* [Your goal]:
Only the lines from the start of the data through the line containing "const arrowLevel = 1.2;" should be written out, exactly as they are, with both ends included and the pictures left out.

* [Source material]:
....................

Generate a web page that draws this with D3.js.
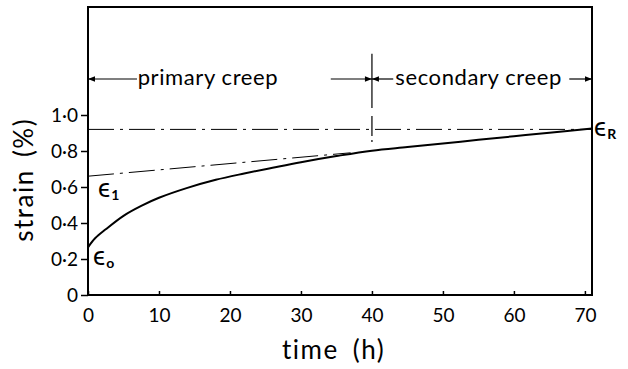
<!DOCTYPE html>
<html><head><meta charset="utf-8">
<script src="https://cdn.jsdelivr.net/npm/d3@7"></script>
<style>body{margin:0;background:#fff}svg{display:block}text{font-family:Lato,"Open Sans",sans-serif;fill:#000}</style>
</head><body><svg id="c" width="628" height="369"></svg>
<script>
const timeH = [0, 1, 2.5, 5, 7.5, 10, 14, 18, 22, 26, 30, 35, 40, 45, 50, 55, 60, 65, 71];
const strain = [0.265, 0.315, 0.365, 0.44, 0.495, 0.54, 0.595, 0.64, 0.675, 0.707, 0.738, 0.772, 0.802, 0.822, 0.842, 0.862, 0.882, 0.902, 0.925];
const xTicks = [0, 10, 20, 30, 40, 50, 60, 70];
const yTicks = [0, 0.2, 0.4, 0.6, 0.8, 1.0];
const yTickLabels = ["0", "0·2", "0·4", "0·6", "0·8", "1·0"];
const epsR = 0.925;
const tangentT = [0, 37];
const tangentS = [0.66, 0.79];
const boundaryT = 40;
const arrowLevel = 1.2;

const svg = d3.select("#c");
const x = d3.scaleLinear().domain([0, 71]).range([88, 592]);
const y = d3.scaleLinear().domain([0, 1.6]).range([295, 7]);

// frame
svg.append("rect").attr("x", x(0)).attr("y", y(1.6)).attr("width", x(71) - x(0)).attr("height", y(0) - y(1.6))
  .attr("fill", "none").attr("stroke", "#000").attr("stroke-width", 2);

// x axis
const gx = svg.append("g").attr("transform", `translate(0,${y(0)})`)
  .call(d3.axisBottom(x).tickValues(xTicks).tickSize(-4).tickPadding(14).tickFormat(d3.format("d")));
gx.select(".domain").remove();
gx.selectAll("line").attr("stroke-width", 1.5);
gx.selectAll("text").attr("font-size", 19).attr("font-family", "Lato");

// y axis
const gy = svg.append("g").attr("transform", `translate(${x(0)},0)`)
  .call(d3.axisLeft(y).tickValues(yTicks).tickSize(7).tickPadding(3).tickFormat((d, i) => yTickLabels[i]));
gy.select(".domain").remove();
gy.selectAll("line").attr("stroke-width", 1.5);
gy.selectAll("text").attr("font-size", 19).attr("font-family", "Lato");

// axis titles
svg.append("text").attr("x", x(34.6)).attr("y", 359).attr("text-anchor", "middle").attr("font-size", 26)
  .attr("letter-spacing", 1.5).attr("word-spacing", 6).text("time (h)");
svg.append("text").attr("transform", `translate(33,${y(0.64)}) rotate(-90)`).attr("text-anchor", "middle").attr("font-size", 26)
  .attr("letter-spacing", 1.5).attr("word-spacing", 4).text("strain (%)");

// eps_R horizontal dash-dot
svg.append("line").attr("x1", x(0)).attr("x2", x(71)).attr("y1", y(epsR - 0.005)).attr("y2", y(epsR - 0.005))
  .attr("stroke", "#000").attr("stroke-width", 1).attr("stroke-dasharray", "26,6,3,6");

// tangent dash-dot
svg.append("line").attr("x1", x(tangentT[0])).attr("x2", x(tangentT[1])).attr("y1", y(tangentS[0])).attr("y2", y(tangentS[1]))
  .attr("stroke", "#000").attr("stroke-width", 1).attr("stroke-dasharray", "26,6,3,6");

// creep curve
const line = d3.line().x((d, i) => x(timeH[i])).y(d => y(d)).curve(d3.curveCatmullRom.alpha(0.5));
svg.append("path").datum(strain).attr("d", line).attr("fill", "none").attr("stroke", "#000").attr("stroke-width", 2);

// boundary line at t=40
svg.append("line").attr("x1", x(boundaryT)).attr("x2", x(boundaryT)).attr("y1", y(1.34)).attr("y2", y(1.05))
  .attr("stroke", "#000").attr("stroke-width", 1.2);
svg.append("line").attr("x1", x(boundaryT)).attr("x2", x(boundaryT)).attr("y1", y(1.05)).attr("y2", y(0.83))
  .attr("stroke", "#000").attr("stroke-width", 1.2).attr("stroke-dasharray", "2,8,20,4");

// arrows
const defs = svg.append("defs");
defs.append("marker").attr("id", "ah").attr("viewBox", "0 0 10 10").attr("refX", 10).attr("refY", 5)
  .attr("markerWidth", 9).attr("markerHeight", 7).attr("markerUnits", "userSpaceOnUse").attr("orient", "auto")
  .append("path").attr("d", "M0,1 L10,5 L0,9 Z").attr("fill", "#000");
function arrow(t1, t2) {
  svg.append("line").attr("x1", x(t1)).attr("x2", x(t2)).attr("y1", y(arrowLevel)).attr("y2", y(arrowLevel))
    .attr("stroke", "#000").attr("stroke-width", 1.2).attr("marker-end", "url(#ah)");
}
arrow(6.9, 0);
arrow(34.2, 40);
arrow(43.0, 40);
arrow(67.8, 71);

svg.append("text").attr("x", x(7)).attr("y", 85).attr("font-size", 22).attr("letter-spacing", 0.6).text("primary creep");
svg.append("text").attr("x", x(43.3)).attr("y", 85).attr("font-size", 22).attr("letter-spacing", 0.6).text("secondary creep");

// epsilon labels
function eps(tx, ty, sub) {
  const t = svg.append("text").attr("x", tx).attr("y", ty).attr("font-size", 26);
  t.append("tspan").text("ϵ");
  t.append("tspan").attr("dy", 3).attr("dx", 1).attr("font-size", 14).attr("font-weight", "bold").text(sub);
}
eps(594, 136, "R");
eps(98, 197, "1");
eps(93, 265, "o");
</script></body></html>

....................

* [Response]:
Generate a web page that draws this with D3.js.
<!DOCTYPE html>
<html><head><meta charset="utf-8">
<script src="https://cdn.jsdelivr.net/npm/d3@7"></script>
<style>body{margin:0;background:#fff}svg{display:block}text{font-family:Lato,"Open Sans",sans-serif;fill:#000}</style>
</head><body><svg id="c" width="628" height="369"></svg>
<script>
const timeH = [0, 1, 2.5, 5, 7.5, 10, 14, 18, 22, 26, 30, 35, 40, 45, 50, 55, 60, 65, 71];
const strain = [0.265, 0.315, 0.365, 0.44, 0.495, 0.54, 0.595, 0.64, 0.675, 0.707, 0.738, 0.772, 0.802, 0.822, 0.842, 0.862, 0.882, 0.902, 0.925];
const xTicks = [0, 10, 20, 30, 40, 50, 60, 70];
const yTicks = [0, 0.2, 0.4, 0.6, 0.8, 1.0];
const yTickLabels = ["0", "0·2", "0·4", "0·6", "0·8", "1·0"];
const epsR = 0.925;
const tangentT = [0, 37];
const tangentS = [0.66, 0.79];
const boundaryT = 40;
const arrowLevel = 1.2;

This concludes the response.